Directions for this task
Copy from the first line below down to and including the line with "np.arange(3700, 4890, 10)])". Skip the pictures.

----------------

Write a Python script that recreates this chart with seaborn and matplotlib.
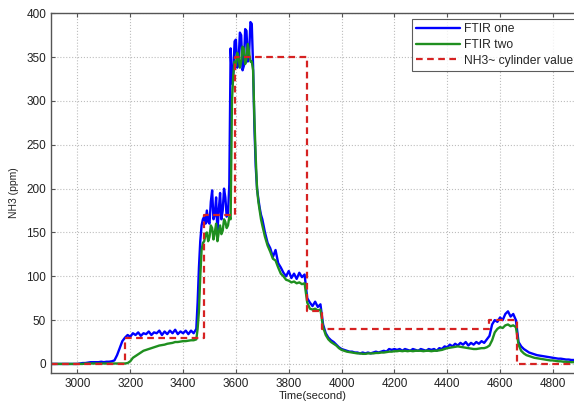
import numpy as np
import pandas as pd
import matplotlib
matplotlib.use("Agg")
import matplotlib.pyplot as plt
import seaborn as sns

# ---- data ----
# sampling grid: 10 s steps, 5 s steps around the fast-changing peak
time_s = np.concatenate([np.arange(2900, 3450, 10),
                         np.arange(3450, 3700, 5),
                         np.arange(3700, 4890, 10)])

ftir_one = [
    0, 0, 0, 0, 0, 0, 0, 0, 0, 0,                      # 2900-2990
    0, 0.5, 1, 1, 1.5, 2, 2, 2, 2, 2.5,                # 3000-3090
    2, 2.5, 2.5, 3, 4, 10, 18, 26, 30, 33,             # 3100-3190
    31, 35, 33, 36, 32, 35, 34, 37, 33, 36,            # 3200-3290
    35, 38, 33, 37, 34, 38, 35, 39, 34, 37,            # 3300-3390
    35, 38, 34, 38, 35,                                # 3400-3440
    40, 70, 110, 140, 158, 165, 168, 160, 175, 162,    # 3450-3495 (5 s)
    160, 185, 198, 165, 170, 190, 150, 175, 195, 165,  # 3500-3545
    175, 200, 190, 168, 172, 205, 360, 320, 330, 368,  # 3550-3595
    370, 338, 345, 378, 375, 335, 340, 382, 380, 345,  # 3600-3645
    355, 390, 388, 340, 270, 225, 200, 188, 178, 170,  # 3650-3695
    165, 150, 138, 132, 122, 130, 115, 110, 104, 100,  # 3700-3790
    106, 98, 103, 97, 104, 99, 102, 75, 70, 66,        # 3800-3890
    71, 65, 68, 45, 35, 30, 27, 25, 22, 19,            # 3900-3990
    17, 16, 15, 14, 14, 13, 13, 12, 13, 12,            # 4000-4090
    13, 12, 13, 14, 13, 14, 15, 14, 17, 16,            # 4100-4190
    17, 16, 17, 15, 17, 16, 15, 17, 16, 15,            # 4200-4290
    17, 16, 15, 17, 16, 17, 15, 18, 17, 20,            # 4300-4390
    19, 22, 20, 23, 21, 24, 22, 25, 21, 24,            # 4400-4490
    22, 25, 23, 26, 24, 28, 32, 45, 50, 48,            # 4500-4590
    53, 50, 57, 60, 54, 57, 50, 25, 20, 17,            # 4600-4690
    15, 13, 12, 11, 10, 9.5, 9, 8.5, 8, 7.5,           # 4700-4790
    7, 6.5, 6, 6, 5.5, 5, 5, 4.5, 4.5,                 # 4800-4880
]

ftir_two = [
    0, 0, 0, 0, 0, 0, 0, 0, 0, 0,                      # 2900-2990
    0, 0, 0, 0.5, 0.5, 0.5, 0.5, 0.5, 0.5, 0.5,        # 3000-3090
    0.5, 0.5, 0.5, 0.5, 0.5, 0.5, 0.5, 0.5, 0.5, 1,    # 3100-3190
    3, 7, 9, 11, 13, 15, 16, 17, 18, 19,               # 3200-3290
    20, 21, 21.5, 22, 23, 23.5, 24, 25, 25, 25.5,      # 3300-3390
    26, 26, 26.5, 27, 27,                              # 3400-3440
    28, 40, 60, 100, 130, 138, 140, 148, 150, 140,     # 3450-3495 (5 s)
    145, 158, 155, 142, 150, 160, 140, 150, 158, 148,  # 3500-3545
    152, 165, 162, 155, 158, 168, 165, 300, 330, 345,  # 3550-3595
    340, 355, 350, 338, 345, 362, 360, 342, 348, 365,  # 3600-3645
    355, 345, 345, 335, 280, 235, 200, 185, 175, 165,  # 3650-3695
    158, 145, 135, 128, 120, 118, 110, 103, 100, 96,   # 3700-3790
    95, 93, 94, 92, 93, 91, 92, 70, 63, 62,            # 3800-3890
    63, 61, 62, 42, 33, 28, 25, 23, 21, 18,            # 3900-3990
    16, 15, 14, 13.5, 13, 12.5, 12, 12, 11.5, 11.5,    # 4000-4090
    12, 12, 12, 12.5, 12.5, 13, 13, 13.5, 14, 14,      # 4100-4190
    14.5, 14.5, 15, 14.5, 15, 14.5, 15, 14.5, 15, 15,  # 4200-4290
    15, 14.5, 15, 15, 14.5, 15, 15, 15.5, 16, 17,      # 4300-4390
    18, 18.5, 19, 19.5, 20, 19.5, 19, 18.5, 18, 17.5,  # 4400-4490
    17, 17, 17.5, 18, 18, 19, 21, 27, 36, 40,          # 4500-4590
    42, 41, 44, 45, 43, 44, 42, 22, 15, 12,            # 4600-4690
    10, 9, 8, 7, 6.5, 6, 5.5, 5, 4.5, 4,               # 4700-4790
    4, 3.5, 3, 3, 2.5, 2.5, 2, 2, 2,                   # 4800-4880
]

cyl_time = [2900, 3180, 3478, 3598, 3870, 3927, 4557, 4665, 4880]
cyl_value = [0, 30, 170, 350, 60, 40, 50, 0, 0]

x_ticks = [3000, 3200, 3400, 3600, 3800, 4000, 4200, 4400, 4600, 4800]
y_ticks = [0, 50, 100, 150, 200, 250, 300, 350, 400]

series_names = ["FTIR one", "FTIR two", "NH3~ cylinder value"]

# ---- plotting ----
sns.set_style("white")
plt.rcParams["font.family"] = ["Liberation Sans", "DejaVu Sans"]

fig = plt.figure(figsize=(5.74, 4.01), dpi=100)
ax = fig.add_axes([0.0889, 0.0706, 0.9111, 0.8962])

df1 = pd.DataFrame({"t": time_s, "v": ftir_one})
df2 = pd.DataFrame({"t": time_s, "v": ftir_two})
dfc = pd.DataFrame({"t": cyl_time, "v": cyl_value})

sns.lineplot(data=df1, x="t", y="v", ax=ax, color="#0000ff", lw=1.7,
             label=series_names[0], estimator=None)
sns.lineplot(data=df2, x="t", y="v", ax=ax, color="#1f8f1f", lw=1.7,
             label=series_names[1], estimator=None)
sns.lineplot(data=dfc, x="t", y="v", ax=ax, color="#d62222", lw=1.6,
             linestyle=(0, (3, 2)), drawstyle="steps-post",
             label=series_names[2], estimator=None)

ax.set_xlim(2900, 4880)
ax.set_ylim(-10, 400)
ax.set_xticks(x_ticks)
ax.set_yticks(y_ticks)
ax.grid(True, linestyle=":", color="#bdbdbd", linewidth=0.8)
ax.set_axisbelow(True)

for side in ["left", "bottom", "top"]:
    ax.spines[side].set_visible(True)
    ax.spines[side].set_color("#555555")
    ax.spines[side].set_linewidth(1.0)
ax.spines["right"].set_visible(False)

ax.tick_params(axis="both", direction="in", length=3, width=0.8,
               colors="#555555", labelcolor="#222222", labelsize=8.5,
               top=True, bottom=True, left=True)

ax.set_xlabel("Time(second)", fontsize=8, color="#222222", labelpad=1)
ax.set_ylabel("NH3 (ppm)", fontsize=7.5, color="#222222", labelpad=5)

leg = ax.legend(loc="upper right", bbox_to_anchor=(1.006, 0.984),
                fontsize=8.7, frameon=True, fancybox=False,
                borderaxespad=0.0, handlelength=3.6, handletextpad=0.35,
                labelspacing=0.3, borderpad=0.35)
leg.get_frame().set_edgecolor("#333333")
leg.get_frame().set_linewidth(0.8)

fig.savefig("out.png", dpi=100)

----------------

Task response
Write a Python script that recreates this chart with seaborn and matplotlib.
import numpy as np
import pandas as pd
import matplotlib
matplotlib.use("Agg")
import matplotlib.pyplot as plt
import seaborn as sns

# ---- data ----
# sampling grid: 10 s steps, 5 s steps around the fast-changing peak
time_s = np.concatenate([np.arange(2900, 3450, 10),
                         np.arange(3450, 3700, 5),
                         np.arange(3700, 4890, 10)])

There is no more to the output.